It’s Called Breaking The Law, Plain and Simple
January 17, 2007 – 3:14 pmI still chuckle a bit when I read a news report like this one at CNN. Here’s the “funny” bit:
The Bush administration has asserted for more than a year that it had the authority to monitor U.S. residents’ international communications without a judge’s approval, as the Foreign Intelligence Surveillance Act requires. But many lawmakers and legal observers have questioned that claim and argued that President Bush violated that 1978 law by authorizing the eavesdropping.
“[M]any lawmaker and legal observers have questioned that claim”? Really? There’s no debate here. The president and his administration broke the law. Period. It’s not a debate. It’s not questionable. Hell, even the president will admit he broke the law. The debate, if you even want to call it that, is not whether the president broke the law; the debate is whether the president has the power to break any law of his or her choosing. Many, many people think the president has no such power. President Bush and Vice President Cheney believe the president does have such power.
But why must the reporter couch this discussion in such clouded verbiage? The facts of the matter are that the president violated FISA, an act of Congress passed in 1978. The attorney general admits that the president violated this law, on a repeated basis. Again, there’s no debate here. The administration openly admits it has been spying on Americans without court-issued warrants for quite some time now. Done and done. Why can’t the news media just come out and say it?

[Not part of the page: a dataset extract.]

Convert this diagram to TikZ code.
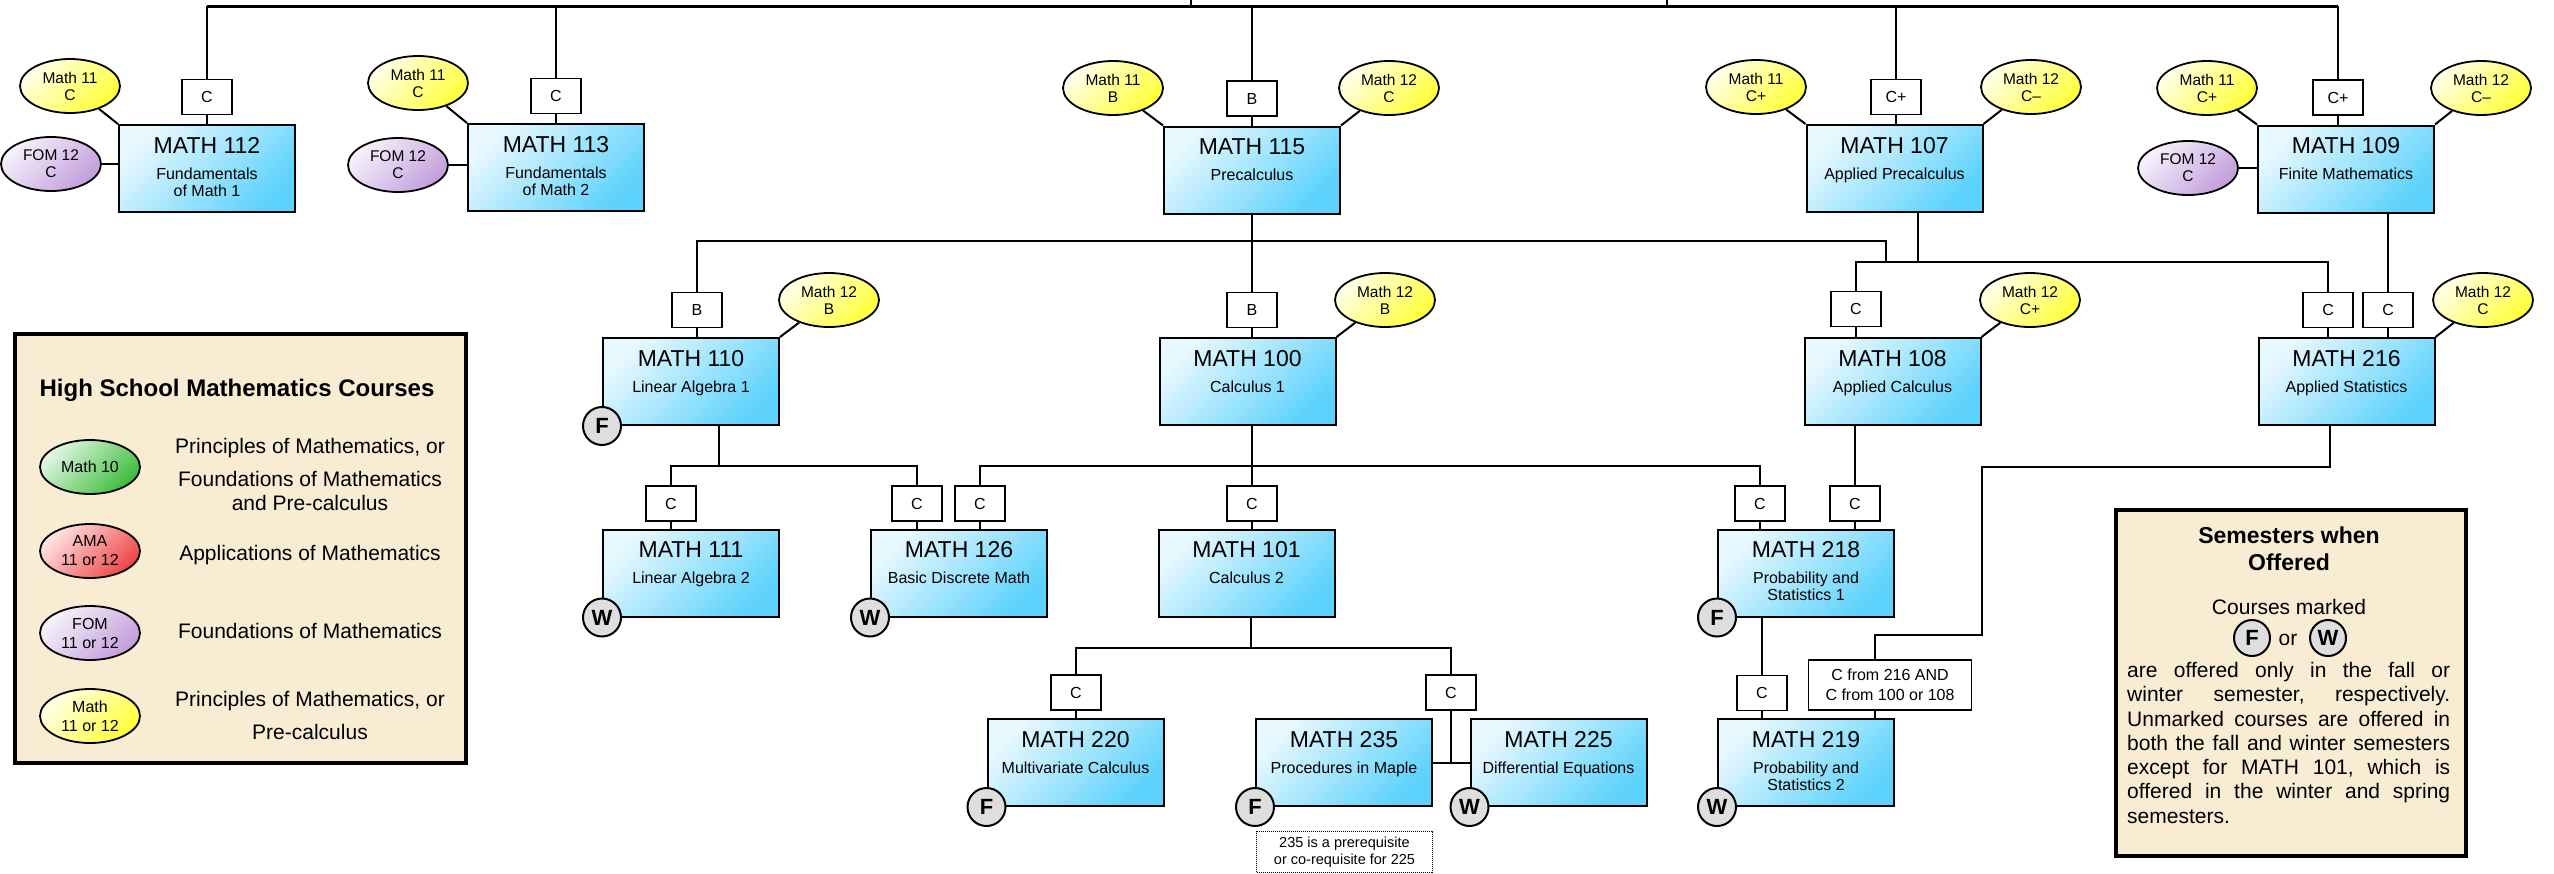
\documentclass[tikz,border=0pt]{standalone}
\usepackage{fontspec}
\setmainfont{Liberation Sans}
\usetikzlibrary{shapes.geometric}
\definecolor{cyanL}{HTML}{E8F8FF}
\definecolor{cyanD}{HTML}{5CD2FC}
\definecolor{yelL}{HTML}{FFFFE8}
\definecolor{yelD}{HTML}{FFFF38}
\definecolor{fomL}{HTML}{F7F2FB}
\definecolor{fomD}{HTML}{C29EDB}
\definecolor{grnL}{HTML}{E4F7E4}
\definecolor{grnD}{HTML}{3CBD3C}
\definecolor{redL}{HTML}{FFE4E4}
\definecolor{redD}{HTML}{EE4646}
\definecolor{semG}{HTML}{DEDEDE}
\definecolor{parch}{HTML}{F8EDD2}
\newcommand\fsz[2]{\fontsize{#1}{#2}\selectfont}
\newcommand\crsA[5]{%
  \node[course] (#1) at (#2,#3) {};
  \node[ctext,font=\fsz{23}{26}] (#1t) at ([yshift=-29pt]#1.north) {#4};
  \node[ctext,font=\fsz{16}{18}] (#1s) at ([yshift=-55pt]#1.north) {#5};
}
\newcommand\crsB[6]{%
  \crsA{#1}{#2}{#3}{#4}{#5}%
  \node[ctext,font=\fsz{16}{18}] (#1u) at ([yshift=-72pt]#1.north) {#6};
}
\begin{document}
\begin{tikzpicture}[x=1pt,y=-1pt,
  course/.style={draw,line width=2pt,minimum width=176pt,minimum height=87pt,inner sep=0pt,
     top color=cyanL,bottom color=cyanD,shading angle=45},
  ctext/.style={anchor=base,inner sep=0pt},
  grade/.style={draw,line width=1.8pt,fill=white,minimum width=50pt,minimum height=35pt,
     inner sep=0pt,align=center,font=\fsz{16}{19.5}},
  hs/.style={ellipse,draw,line width=1.8pt,minimum width=100pt,minimum height=54pt,
     inner sep=0pt,align=center,font=\fsz{15.5}{17}},
  yel/.style={hs,top color=yelL,bottom color=yelD,shading angle=45},
  fom/.style={hs,top color=fomL,bottom color=fomD,shading angle=45},
  grn/.style={hs,top color=grnL,bottom color=grnD,shading angle=45,font=\fsz{16}{19}},
  red/.style={hs,top color=redL,bottom color=redD,shading angle=45,font=\fsz{16}{19}},
  sem/.style={circle,draw,line width=2pt,fill=semG,minimum size=38pt,inner sep=0pt,
     font=\fsz{22}{22}\bfseries},
  conn/.style={line width=2pt},
  thin/.style={line width=1.4pt},
  panel/.style={draw,line width=4pt,fill=parch,anchor=north west,inner sep=0pt},
  ltext/.style={anchor=base,inner sep=0pt,font=\fsz{21}{24}},
]
\useasboundingbox (0,0) rectangle (2554,873);
\fill[white] (0,0) rectangle (2554,873);

% ---------------- legend ----------------
\node[panel,minimum width=451pt,minimum height=429pt] (legend) at (13,332) {};
\node[anchor=base,inner sep=0pt,font=\fsz{24}{26}\bfseries] (legt) at (237,396) {High School Mathematics Courses};
\node[grn] (lg1) at (90,467) {Math 10};
\node[red] (lg2) at (90,551) {AMA\\11 or 12};
\node[fom,font=\fsz{16}{19}] (lg3) at (90,633) {FOM\\11 or 12};
\node[yel,font=\fsz{16}{19}] (lg4) at (90,716) {Math\\11 or 12};
\node[ltext] (ld1) at (310,453.5) {Principles of Mathematics, or};
\node[ltext] (ld2) at (310,486.5) {Foundations of Mathematics};
\node[ltext] (ld3) at (310,510.5) {and Pre-calculus};
\node[ltext] (ld4) at (310,560.5) {Applications of Mathematics};
\node[ltext] (ld5) at (310,638.5) {Foundations of Mathematics};
\node[ltext] (ld6) at (310,706.5) {Principles of Mathematics, or};
\node[ltext] (ld7) at (310,739.5) {Pre-calculus};

% ---------------- semesters panel ----------------
\node[panel,minimum width=350pt,minimum height=346pt] (semb) at (2114,508) {};
\node[anchor=base,inner sep=0pt,font=\fsz{23}{26}\bfseries] (st1) at (2289,543) {Semesters when};
\node[anchor=base,inner sep=0pt,font=\fsz{23}{26}\bfseries] (st2) at (2289,570) {Offered};
\node[ltext] (st3) at (2289,614.5) {Courses marked};
\node[sem,minimum size=36pt] (kF) at (2252,638) {F};
\node[ltext] (kor) at (2288,645) {or};
\node[sem,minimum size=36pt] (kW) at (2328,638) {W};
\node[anchor=north west,inner sep=0pt,text width=323pt,align=justify,font=\fsz{21}{24.3}] (stp) at (2127,662)
 {\frenchspacing\tolerance=10000\hyphenpenalty=10000
 are offered only in the fall or\linebreak
 winter semester, respectively.\linebreak
 Unmarked courses are offered in\linebreak
 both the fall and winter semesters\linebreak
 except for MATH 101, which is\linebreak
 offered in the winter and spring\linebreak
 semesters.};

% ---------------- courses ----------------
\crsB{m112}{207}{168.5}{MATH 112}{Fundamentals}{of Math 1}
\crsB{m113}{556}{167.5}{MATH 113}{Fundamentals}{of Math 2}
\crsA{m115}{1252}{170}{MATH 115}{Precalculus}
\crsA{m107}{1894.5}{168.5}{MATH 107}{Applied Precalculus}
\crsA{m109}{2346}{169}{MATH 109}{Finite Mathematics}
\crsA{m110}{691}{381.5}{MATH 110}{Linear Algebra 1}
\crsA{m100}{1247.5}{381.5}{MATH 100}{Calculus 1}
\crsA{m108}{1892.5}{381.5}{MATH 108}{Applied Calculus}
\crsA{m216}{2346.5}{381.5}{MATH 216}{Applied Statistics}
\crsA{m111}{691}{573}{MATH 111}{Linear Algebra 2}
\crsA{m126}{959}{573}{MATH 126}{Basic Discrete Math}
\crsA{m101}{1246.5}{573}{MATH 101}{Calculus 2}
\crsB{m218}{1806}{573}{MATH 218}{Probability and}{Statistics 1}
\crsA{m220}{1075.5}{762.5}{MATH 220}{Multivariate Calculus}
\crsA{m235}{1344}{762.5}{MATH 235}{Procedures in Maple}
\crsA{m225}{1558.5}{762.5}{MATH 225}{Differential Equations}
\crsB{m219}{1806}{762.5}{MATH 219}{Probability and}{Statistics 2}

% ---------------- grade boxes ----------------
\node[grade] (g112) at (207,97) {C};
\node[grade] (g113) at (556,96) {C};
\node[grade] (g115) at (1252,98.5) {B};
\node[grade] (g107) at (1896,97) {C+};
\node[grade] (g109) at (2338,97.5) {C+};
\node[grade] (g110) at (697,310) {B};
\node[grade] (g100) at (1252,310) {B};
\node[grade] (g108) at (1856,309) {C};
\node[grade] (g216a) at (2328,310) {C};
\node[grade] (g216b) at (2388,310) {C};
\node[grade] (g111) at (671,503.5) {C};
\node[grade] (g126a) at (917,503.5) {C};
\node[grade] (g126b) at (980,503.5) {C};
\node[grade] (g101) at (1252,503.5) {C};
\node[grade] (g218a) at (1760,503.5) {C};
\node[grade] (g218b) at (1855,503.5) {C};
\node[grade] (g220) at (1076,692.5) {C};
\node[grade] (g225) at (1451,692.5) {C};
\node[grade] (g219) at (1762,693) {C};
\node[grade,minimum width=163pt,minimum height=50pt] (g219b) at (1890,685) {C from 216 AND\\C from 100 or 108};

% ---------------- high school ellipses ----------------
\node[yel] (e112a) at (70,86) {Math 11\\C};
\node[fom] (e112b) at (51,164) {FOM 12\\C};
\node[yel] (e113a) at (418,83) {Math 11\\C};
\node[fom] (e113b) at (398,165) {FOM 12\\C};
\node[yel] (e115a) at (1113,88) {Math 11\\B};
\node[yel] (e115b) at (1389,88) {Math 12\\C};
\node[yel] (e107a) at (1756,87) {Math 11\\C+};
\node[yel] (e107b) at (2031,87) {Math 12\\C--};
\node[yel] (e109a) at (2207,88) {Math 11\\C+};
\node[yel] (e109b) at (2481,88) {Math 12\\C--};
\node[fom] (e109c) at (2188,168) {FOM 12\\C};
\node[yel] (e110) at (829,300) {Math 12\\B};
\node[yel] (e100) at (1385,300) {Math 12\\B};
\node[yel] (e108) at (2030,300) {Math 12\\C+};
\node[yel] (e216) at (2483,300) {Math 12\\C};

% ---------------- note ----------------
\node[draw,line width=1pt,dash pattern=on 1pt off 1pt,anchor=north west,minimum width=176pt,minimum height=41pt,
  inner sep=0pt,align=center,font=\fsz{14.5}{17}] (note) at (1256,831) {235 is a prerequisite\\or co-requisite for 225};

% ---------------- junction coordinates ----------------
\coordinate (top) at (0,6);
\coordinate (r2) at (1886,241);
\coordinate (j1) at (1918,262);
\coordinate (j110) at (719,466);
\coordinate (p1) at (2330,467);
\coordinate (p2) at (1982,635);
\coordinate (k) at (1875,635);
\coordinate (j101) at (1251,648);

% ---------------- connectors ----------------
\draw[line width=3pt] (g112.north |- top) -- (g109.north |- top);
\draw[thin] (1191,0) -- (1191,6);
\draw[thin] (1667,0) -- (1667,6);
\foreach \g in {g112,g113,g115,g109} \draw[thin] (\g.north |- top) -- (\g.north);
\draw[thin] (g107.north |- top) -- (g107.north);
\foreach \g/\m in {g112/m112,g113/m113,g115/m115,g107/m107,g109/m109}
  \draw[conn] (\g.south) -- (\g.south |- \m.north);
\foreach \e/\m in {e112a/m112,e113a/m113,e115a/m115,e107a/m107,e109a/m109}
  \draw[conn] (\e) -- (\m.north west);
\foreach \e/\m in {e115b/m115,e107b/m107,e109b/m109,e110/m110,e100/m100,e108/m108,e216/m216}
  \draw[conn] (\e) -- (\m.north east);
\foreach \e/\m in {e112b/m112,e113b/m113,e109c/m109}
  \draw[conn] (\e.east) -- (\e.east -| \m.west);

% row 2
\draw[conn] (m115.south -| g100) -- (g100.north);
\draw[conn] (g110.north) -- (g110.north |- r2) -- (r2) -- (r2 |- j1);
\draw[conn] (m107.south -| j1) -- (j1);
\draw[conn] (g108.north) -- (g108.north |- j1) -- (g216a.north |- j1) -- (g216a.north);
\draw[conn] (m109.south -| g216b) -- (g216b.north);
\foreach \g/\m in {g110/m110,g100/m100,g108/m108,g216a/m216,g216b/m216}
  \draw[conn] (\g.south) -- (\g.south |- \m.north);

% row 3
\draw[conn] (m110.south -| j110) -- (j110);
\draw[conn] (g111.north) -- (g111.north |- j110) -- (g126a.north |- j110) -- (g126a.north);
\draw[conn] (m100.south -| g101) -- (g101.north);
\draw[conn] (g126b.north) -- (g126b.north |- j110) -- (g218a.north |- j110) -- (g218a.north);
\draw[conn] (m108.south -| g218b) -- (g218b.north);
\draw[conn] (m216.south -| p1) -- (p1) -- (p1 -| p2) -- (p2) -- (k) -- (k |- g219b.north);
\foreach \g/\m in {g111/m111,g126a/m126,g126b/m126,g101/m101,g218a/m218,g218b/m218}
  \draw[conn] (\g.south) -- (\g.south |- \m.north);

% row 4
\draw[conn] (m101.south -| j101) -- (j101);
\draw[conn] (g220.north) -- (g220.north |- j101) -- (g225.north |- j101) -- (g225.north);
\draw[conn] (g225.south) -- (g225.south |- m235.east);
\draw[conn] (m235.east) -- (m225.west);
\draw[conn] (g220.south) -- (g220.south |- m220.north);
\draw[conn] (m218.south -| g219) -- (g219.north);
\draw[conn] (g219.south) -- (g219.south |- m219.north);
\draw[conn] (g219b.south -| k) -- (k |- m219.north);

% ---------------- semester markers ----------------
\node[sem] (s110) at (m110.south west) {F};
\node[sem] (s111) at (m111.south west) {W};
\node[sem] (s126) at (m126.south west) {W};
\node[sem] (s218) at (m218.south west) {F};
\node[sem] (s219) at (m219.south west) {W};
\node[sem] (s220) at (m220.south west) {F};
\node[sem] (s235) at (m235.south west) {F};
\node[sem] (s225) at (m225.south west) {W};
\end{tikzpicture}
\end{document}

One Response to “It’s Called Breaking The Law, Plain and Simple”
When this story first came out, after Congress passed some new law with regards to the USPS and Bush did his typical “This is why the law doesn’t apply to me” signing statement, it was naturally in the evening news. What surprised me was that many of the people interviewed on the news were Republicans, and most of them said something along the lines of “Bush’s signing statement ignores both the letter and the spirit of this new law.”
I wonder if Bush is going to get a presidential pardon from the next guy, just like Nixon, or if he will be held accountable once he’s out of office. At the very least, I hope that the next guy takes out a big magic marker and gets rid of all of those signing statements.